Welcome to ‘Take Ten’, OMCP’s podcast where we spend 10 minutes, more or less, talking to online marketing thought leaders, educators, and career professionals about training and certification with hosts Jane Flint and David Temple.
OMCP: I’m here at Pubcon with the CEO of Back Azimuth, Bill Hunt on the convention floor here. Bill, why don’t you tell our audience a little bit about yourself?
Bill Hunt: Sure. As you said, I’m Bill Hunt. I run a company called Back Azimuth Consulting. Our primary focus is really three tracks. One, we built some tools to mine keyword data, to really help you understand the voice of the consumer. Second, I work with large companies to build centers of excellence and how to scale their global search programs. Third, is an offshoot of that, is really helping companies understand how to effectively leverage search, and more and more broader digital marketing across multiple markets.
OMCP: Wow, that sounds interesting, Bill. You were probably the first person to really understand online market in a global scale. What was the impetus for that?
Bill Hunt: Well, it was two things. I think the first time I realized that people needed to market differently was when I was actually living in Japan. And an engineer from Ford was helping out Mazda and said, “I can’t believe these Japanese people have to have a car with a steering wheel on the left hand side and this and this and this. My response to them at the time, as a somewhat drunk Marine was simply, “Why wouldn’t they, it’s their country?”
From that day on, I had this interest of, how do we market to different markets? It culminated when I had my own company in Los Angeles selling earthquake kits and disaster preparedness, and Japan was the first market. We actually used the web. I moved from an online retailer, if you will, to a digital marketing consultant because after the Kobe earthquake, we had sold quite a bit of product. And all these big companies, Western Digital, HP, etc. were coming to us and saying, “How do we use this thing called the Internet?” to target primarily Japan.
Then after Japan, they wanted Spanish speaking markets. So more and more, I’ve started trying to figure out how we could actually use the Internet. My business school thesis was actually using the Internet to reach overseas markets. This was in 1994, 1995 before we had any mainstream search engines, before we even had browsers in many cases. So, that’s where it came from, and it just kept growing and growing and growing. Finding that it’s a big world out there, and you’re basically one query away from targeting someone internationally. So the better you prepare yourself for that, the more successful you can be.

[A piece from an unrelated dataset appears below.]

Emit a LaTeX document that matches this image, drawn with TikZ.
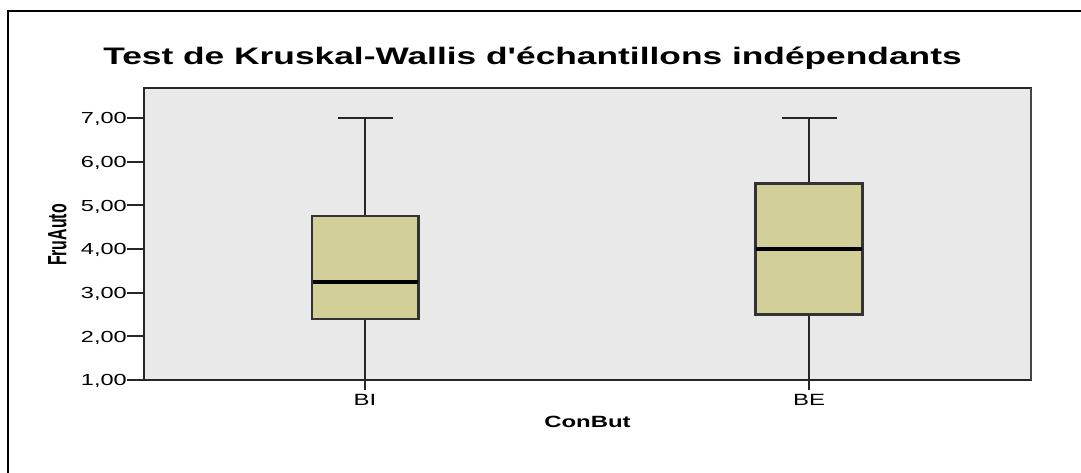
\documentclass[tikz,border=0pt]{standalone}
\usepackage{fontspec}
\setmainfont{Liberation Sans}
\newfontfamily\plainsans{Liberation Sans}
\definecolor{plotbg}{RGB}{233,233,233}
\definecolor{boxfill}{RGB}{211,207,152}
\definecolor{edgegray}{RGB}{70,70,70}
\newcommand{\hs}[1]{\scalebox{1.47}[1]{#1}}
\begin{document}
\begin{tikzpicture}[x=0.75pt,y=-0.75pt,
  frameline/.style={line width=2pt,draw=black},
  axisline/.style={line width=1.5pt,draw=black!85},
  whisk/.style={line width=1.5pt,draw=black!85},
  boxrect/.style={fill=boxfill,draw=black!80,line width=1.6pt},
  medline/.style={line width=3.2pt,draw=black},
  ticklab/.style={inner sep=0pt,anchor=base east,font=\fontsize{12}{14}\selectfont},
  catlab/.style={inner sep=0pt,anchor=base,font=\fontsize{12.2}{14}\selectfont},
  titlelab/.style={inner sep=0pt,anchor=base,font=\plainsans\fontsize{17.9}{20}\selectfont\bfseries},
  axtitle/.style={inner sep=0pt,font=\fontsize{12.2}{14}\selectfont\bfseries}]
\useasboundingbox (0,0) rectangle (1081,473);
\fill[white] (0,0) rectangle (1081,473);
% outer frame (cropped)
\coordinate (fbl) at (8,473);
\coordinate (ftl) at (8,11);
\coordinate (ftr) at (1081,11);
\draw[frameline] (fbl) -- (ftl) -- (ftr);
% title
\node[titlelab] (title) at (532.5,65) {\scalebox{1.48}[1]{Test de Kruskal-Wallis d'échantillons indépendants}};
% plot area
\coordinate (pa) at (144,88);
\coordinate (pb) at (1031,380);
\draw[fill=plotbg,axisline] (pa) rectangle (pb);
\draw[line width=2.2pt,draw=edgegray] (1031,88) -- (1031,380);
% y ticks
\foreach \v [count=\i from 0] in {1,2,3,4,5,6,7}{
  \pgfmathsetmacro{\yy}{380-\i*43.67}
  \coordinate (t\v) at (127,\yy);
  \coordinate (a\v) at (144,\yy);
  \draw[axisline] (t\v) -- (a\v);
  \node[ticklab] (l\v) at (127,\yy+5.8) {\hs{\v,00}};
}
% box BI
\coordinate (biTop) at (365,118);
\coordinate (biQ3) at (365,216.2);
\coordinate (biQ1) at (365,318.9);
\coordinate (biTick) at (365,390);
\draw[whisk] (337.5,118) -- (392.5,118);
\draw[whisk] (biTop) -- (biQ3);
\draw[whisk] (biQ1) -- (biTick);
\draw[boxrect] (311.7,216.2) rectangle (418.5,318.9);
\draw[medline] (312.5,281.7) -- (417.7,281.7);
% box BE
\coordinate (beTop) at (809,118);
\coordinate (beQ3) at (809,183.5);
\coordinate (beQ1) at (809,314.5);
\coordinate (beTick) at (809,390);
\draw[whisk] (781.5,118) -- (836.5,118);
\draw[whisk] (beTop) -- (beQ3);
\draw[whisk] (beQ1) -- (beTick);
\draw[boxrect] (755.5,183.5) rectangle (862.5,314.5);
\draw[medline] (756.3,249) -- (861.7,249);
% category labels
\node[catlab] (bi) at (365,405.3) {\hs{BI}};
\node[catlab] (be) at (809,405.3) {\hs{BE}};
% axis titles
\node[axtitle,anchor=base] (xt) at (587.5,427.7) {\hs{ConBut}};
\node[axtitle,rotate=90] (yt) at (57.5,235) {\scalebox{0.886}[1.47]{\fontsize{13.5}{15}\selectfont\bfseries FruAuto}};
\end{tikzpicture}
\end{document}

OMCP: One way I learned about search engine marketing was when I was studying ideas. When I was learning about search engine marketing I didn’t just read your book (Search Engine Marketing Inc), I studied it. In fact, I remember the Goldilocks reference that you don’t want your keywords to be too hot and too cold, even all these years later. How did you start educating yourself about search engine marketing and online marketing in those early days?